Des chefs d’état-major priés de rentrer dans le rang ?

Toutefois, les doléances qui ont pu être formulées devant la représentation nationale par les généraux semblent avoir agacé l’exécutif. Auditionné par l’Assemblée mercredi dernier sur le projet de loi de finance 2023, Sébastien Lecornu s’est présenté – situation inhabituelle – accompagné par les chefs d’Etat-major. Certains avaient déjà été entendus cet été par les députés fraîchement (ré) installés. « J’ai été choquée de voir qu’ils devaient accompagner le ministre, comme une forme de recadrage », décrypte Hélène Conway-Mouret.  « On cherche à limiter leur expression alors que ce sont des hommes loyaux, respectueux. On ne peut pas vraiment dire qu’ils sont revendicatifs ou qu’ils portent une parole critique à l’égard du pouvoir. Je peux vous dire que ça va très mal se passer devant la commission sénatoriale si on les empêche de parler. »

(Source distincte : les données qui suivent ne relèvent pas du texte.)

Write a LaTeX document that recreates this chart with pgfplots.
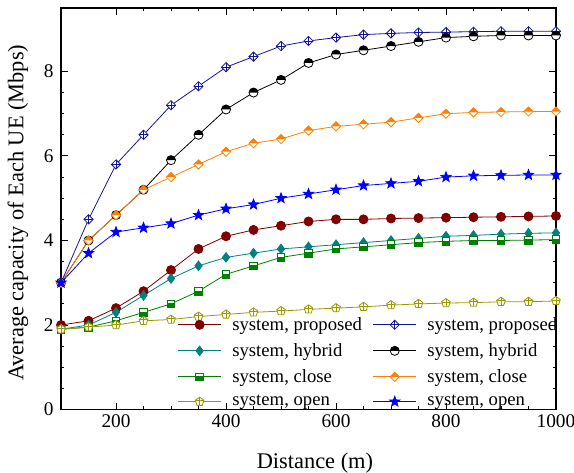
\documentclass[border=0pt]{standalone}
\usepackage{fontspec}
\setmainfont{Liberation Serif}
\usepackage{pgfplots}
\pgfplotsset{compat=1.18}
\usetikzlibrary{plotmarks}
\definecolor{cred}{RGB}{128,0,0}
\definecolor{cteal}{RGB}{0,128,128}
\definecolor{cgreen}{RGB}{0,128,0}
\definecolor{colive}{RGB}{153,153,0}
\definecolor{cnavy}{RGB}{20,20,150}
\definecolor{corange}{RGB}{255,128,0}
\definecolor{cblue}{RGB}{0,0,255}
\pgfdeclareplotmark{dplus}{%
 \pgfpathmoveto{\pgfqpoint{0pt}{1.15\pgfplotmarksize}}%
 \pgfpathlineto{\pgfqpoint{1.15\pgfplotmarksize}{0pt}}%
 \pgfpathlineto{\pgfqpoint{0pt}{-1.15\pgfplotmarksize}}%
 \pgfpathlineto{\pgfqpoint{-1.15\pgfplotmarksize}{0pt}}%
 \pgfpathclose
 \pgfsetfillcolor{white}\pgfusepathqfillstroke
 \pgfpathmoveto{\pgfqpoint{0pt}{1.15\pgfplotmarksize}}%
 \pgfpathlineto{\pgfqpoint{0pt}{-1.15\pgfplotmarksize}}%
 \pgfpathmoveto{\pgfqpoint{-1.15\pgfplotmarksize}{0pt}}%
 \pgfpathlineto{\pgfqpoint{1.15\pgfplotmarksize}{0pt}}%
 \pgfusepathqstroke}
\pgfdeclareplotmark{hcircle}{%
 \pgfpathcircle{\pgfpointorigin}{\pgfplotmarksize}%
 \pgfsetfillcolor{white}\pgfusepathqfill
 \pgfpathmoveto{\pgfqpoint{-\pgfplotmarksize}{0pt}}%
 \pgfpatharc{180}{0}{\pgfplotmarksize}%
 \pgfpathclose
 \pgfsetfillcolor{black}\pgfusepathqfill
 \pgfpathcircle{\pgfpointorigin}{\pgfplotmarksize}%
 \pgfusepathqstroke}
\pgfdeclareplotmark{hdiamond}{%
 \pgfpathmoveto{\pgfqpoint{0pt}{1.15\pgfplotmarksize}}%
 \pgfpathlineto{\pgfqpoint{1.15\pgfplotmarksize}{0pt}}%
 \pgfpathlineto{\pgfqpoint{0pt}{-1.15\pgfplotmarksize}}%
 \pgfpathlineto{\pgfqpoint{-1.15\pgfplotmarksize}{0pt}}%
 \pgfpathclose
 \pgfsetfillcolor{white}\pgfusepathqfill
 \pgfpathmoveto{\pgfqpoint{0pt}{1.15\pgfplotmarksize}}%
 \pgfpathlineto{\pgfqpoint{1.15\pgfplotmarksize}{0pt}}%
 \pgfpathlineto{\pgfqpoint{-1.15\pgfplotmarksize}{0pt}}%
 \pgfpathclose
 \pgfsetfillcolor{corange}\pgfusepathqfill
 \pgfpathmoveto{\pgfqpoint{0pt}{1.15\pgfplotmarksize}}%
 \pgfpathlineto{\pgfqpoint{1.15\pgfplotmarksize}{0pt}}%
 \pgfpathlineto{\pgfqpoint{0pt}{-1.15\pgfplotmarksize}}%
 \pgfpathlineto{\pgfqpoint{-1.15\pgfplotmarksize}{0pt}}%
 \pgfpathclose
 \pgfusepathqstroke}
\pgfdeclareplotmark{hsquare}{%
 \pgfpathrectangle{\pgfqpoint{-0.85\pgfplotmarksize}{-0.85\pgfplotmarksize}}{\pgfqpoint{1.7\pgfplotmarksize}{1.7\pgfplotmarksize}}%
 \pgfsetfillcolor{white}\pgfusepathqfill
 \pgfpathrectangle{\pgfqpoint{-0.85\pgfplotmarksize}{-0.85\pgfplotmarksize}}{\pgfqpoint{1.7\pgfplotmarksize}{1.0\pgfplotmarksize}}%
 \pgfsetfillcolor{cgreen}\pgfusepathqfill
 \pgfpathrectangle{\pgfqpoint{-0.85\pgfplotmarksize}{-0.85\pgfplotmarksize}}{\pgfqpoint{1.7\pgfplotmarksize}{1.7\pgfplotmarksize}}%
 \pgfusepathqstroke}
\pgfdeclareplotmark{pplus}{%
 \pgfpathmoveto{\pgfpointpolar{90}{\pgfplotmarksize}}%
 \pgfpathlineto{\pgfpointpolar{162}{\pgfplotmarksize}}%
 \pgfpathlineto{\pgfpointpolar{234}{\pgfplotmarksize}}%
 \pgfpathlineto{\pgfpointpolar{306}{\pgfplotmarksize}}%
 \pgfpathlineto{\pgfpointpolar{18}{\pgfplotmarksize}}%
 \pgfpathclose
 \pgfsetfillcolor{white}\pgfusepathqfillstroke
 \pgfpathmoveto{\pgfqpoint{0pt}{\pgfplotmarksize}}%
 \pgfpathlineto{\pgfqpoint{0pt}{-0.8\pgfplotmarksize}}%
 \pgfpathmoveto{\pgfqpoint{-0.95\pgfplotmarksize}{0.2\pgfplotmarksize}}%
 \pgfpathlineto{\pgfqpoint{0.95\pgfplotmarksize}{0.2\pgfplotmarksize}}%
 \pgfusepathqstroke}
\pgfdeclareplotmark{fstar}{%
 \pgfpathmoveto{\pgfpointpolar{90}{\pgfplotmarksize}}%
 \pgfpathlineto{\pgfpointpolar{126}{0.42\pgfplotmarksize}}%
 \pgfpathlineto{\pgfpointpolar{162}{\pgfplotmarksize}}%
 \pgfpathlineto{\pgfpointpolar{198}{0.42\pgfplotmarksize}}%
 \pgfpathlineto{\pgfpointpolar{234}{\pgfplotmarksize}}%
 \pgfpathlineto{\pgfpointpolar{270}{0.42\pgfplotmarksize}}%
 \pgfpathlineto{\pgfpointpolar{306}{\pgfplotmarksize}}%
 \pgfpathlineto{\pgfpointpolar{342}{0.42\pgfplotmarksize}}%
 \pgfpathlineto{\pgfpointpolar{18}{\pgfplotmarksize}}%
 \pgfpathlineto{\pgfpointpolar{54}{0.42\pgfplotmarksize}}%
 \pgfpathclose
 \pgfsetfillcolor{cblue}\pgfusepathqfillstroke}
\begin{document}
\begin{tikzpicture}
\begin{axis}[
  scale only axis, width=371pt, height=301pt,
  xmin=100, xmax=1000, ymin=0, ymax=9.5,
  xtick={200,400,600,800,1000}, ytick={0,2,4,6,8},
  minor x tick num=3, minor y tick num=3,
  tick align=inside, major tick length=5pt, minor tick length=2.5pt,
  axis line style={line width=0.9pt}, every tick/.style={black, line width=0.7pt},
  tick label style={font=\fontsize{14.5}{16}\selectfont},
  yticklabel style={xshift=-2pt},
  /pgf/number format/assume math mode=true,
  /pgf/number format/set thousands separator={},
  xlabel={Distance (m)}, ylabel={Average capacity of Each UE (Mbps)},
  every axis x label/.style={at={(axis description cs:0.513,-0.134)}, anchor=center, font=\fontsize{16.8}{19}\selectfont},
  every axis y label/.style={at={(axis description cs:-0.087,0.49)}, rotate=90, anchor=center, font=\fontsize{16.8}{19}\selectfont},
  legend columns=2,
  legend style={draw=none, fill=none, at={(0.235,0.237)}, anchor=north west,
    font=\fontsize{14}{15}\selectfont, /tikz/column sep=6pt, /tikz/row sep=4.3pt,
    inner sep=0pt},
  legend cell align=left,
  legend image code/.code={\draw[mark repeat=2,mark phase=2] plot coordinates {(0cm,0cm)(0.57cm,0cm)(1.14cm,0cm)};},
  every axis plot/.append style={line width=0.6pt, mark size=3.4pt},
]
\addplot[cred, mark=*, mark options={fill=cred}] coordinates {
(100,2.0)(150,2.1)(200,2.4)(250,2.8)(300,3.3)(350,3.8)(400,4.1)(450,4.25)(500,4.35)(550,4.45)(600,4.5)(650,4.5)(700,4.52)(750,4.53)(800,4.54)(850,4.55)(900,4.56)(950,4.57)(1000,4.58)};
\addlegendentry{system, proposed}
\addplot[cnavy, mark=dplus, mark size=3pt] coordinates {
(100,3.0)(150,4.5)(200,5.8)(250,6.5)(300,7.2)(350,7.65)(400,8.1)(450,8.35)(500,8.6)(550,8.72)(600,8.8)(650,8.87)(700,8.9)(750,8.92)(800,8.93)(850,8.94)(900,8.95)(950,8.95)(1000,8.95)};
\addlegendentry{system, proposed}
\addplot[cteal, mark=diamond*, mark options={fill=cteal}, mark size=3.6pt] coordinates {
(100,1.9)(150,2.0)(200,2.3)(250,2.7)(300,3.1)(350,3.4)(400,3.6)(450,3.7)(500,3.8)(550,3.85)(600,3.9)(650,3.95)(700,4.0)(750,4.05)(800,4.1)(850,4.12)(900,4.15)(950,4.17)(1000,4.18)};
\addlegendentry{system, hybrid}
\addplot[black, mark=hcircle] coordinates {
(100,3.0)(150,4.0)(200,4.6)(250,5.2)(300,5.9)(350,6.5)(400,7.1)(450,7.5)(500,7.8)(550,8.2)(600,8.4)(650,8.5)(700,8.6)(750,8.7)(800,8.8)(850,8.83)(900,8.85)(950,8.85)(1000,8.85)};
\addlegendentry{system, hybrid}
\addplot[cgreen, mark=hsquare] coordinates {
(100,1.9)(150,1.95)(200,2.1)(250,2.3)(300,2.5)(350,2.8)(400,3.2)(450,3.4)(500,3.6)(550,3.7)(600,3.8)(650,3.85)(700,3.9)(750,3.95)(800,3.98)(850,4.0)(900,4.0)(950,4.01)(1000,4.02)};
\addlegendentry{system, close}
\addplot[corange, mark=hdiamond, mark size=3pt] coordinates {
(100,3.0)(150,4.0)(200,4.6)(250,5.2)(300,5.5)(350,5.8)(400,6.1)(450,6.3)(500,6.4)(550,6.6)(600,6.7)(650,6.75)(700,6.8)(750,6.9)(800,7.0)(850,7.03)(900,7.04)(950,7.05)(1000,7.05)};
\addlegendentry{system, close}
\addplot[colive, mark=pplus] coordinates {
(100,1.9)(150,1.95)(200,2.0)(250,2.1)(300,2.13)(350,2.2)(400,2.25)(450,2.3)(500,2.33)(550,2.37)(600,2.4)(650,2.43)(700,2.47)(750,2.5)(800,2.52)(850,2.53)(900,2.55)(950,2.55)(1000,2.57)};
\addlegendentry{system, open}
\addplot[cblue, mark=fstar, mark size=4pt] coordinates {
(100,3.0)(150,3.7)(200,4.2)(250,4.3)(300,4.4)(350,4.6)(400,4.75)(450,4.85)(500,5.0)(550,5.1)(600,5.2)(650,5.3)(700,5.35)(750,5.4)(800,5.5)(850,5.53)(900,5.54)(950,5.55)(1000,5.55)};
\addlegendentry{system, open}
\end{axis}
\pgfresetboundingbox
\path[use as bounding box] ([shift={(-45.75pt,-47.25pt)}]current axis.south west) rectangle ([shift={(13.5pt,6pt)}]current axis.north east);
\end{tikzpicture}
\end{document}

Cédric Perrin y voit une forme de censure. « On demande aux militaires de ne plus parler aux parlementaires, ce n’est pas responsable ! Je rappelle que le Sénat a voté à 90 % la précédente loi de programmation militaire. Ne pas nous faire confiance, c’est juste pas possible », s’agace le LR. Une situation qui risque de braquer inopportunément les élus alors que l’absence de majorité absolue peut contraindre l’exécutif, face à une opposition de gauche assez remontée depuis le début de la législature, à aller glaner des voix à droite de l’échiquier politique, en particulier sur les sujets régaliens. « Je lis partout que le ministre va devoir aller convaincre à l’Assemblée nationale, je rappelle qu’il y a aussi un Sénat. S’ils veulent s’appuyer sur nous - puisque tout cela va certainement se terminer en commission mixte paritaire – ils devront nous associer aux concertations. On les attend », conclut Cédric Perrin.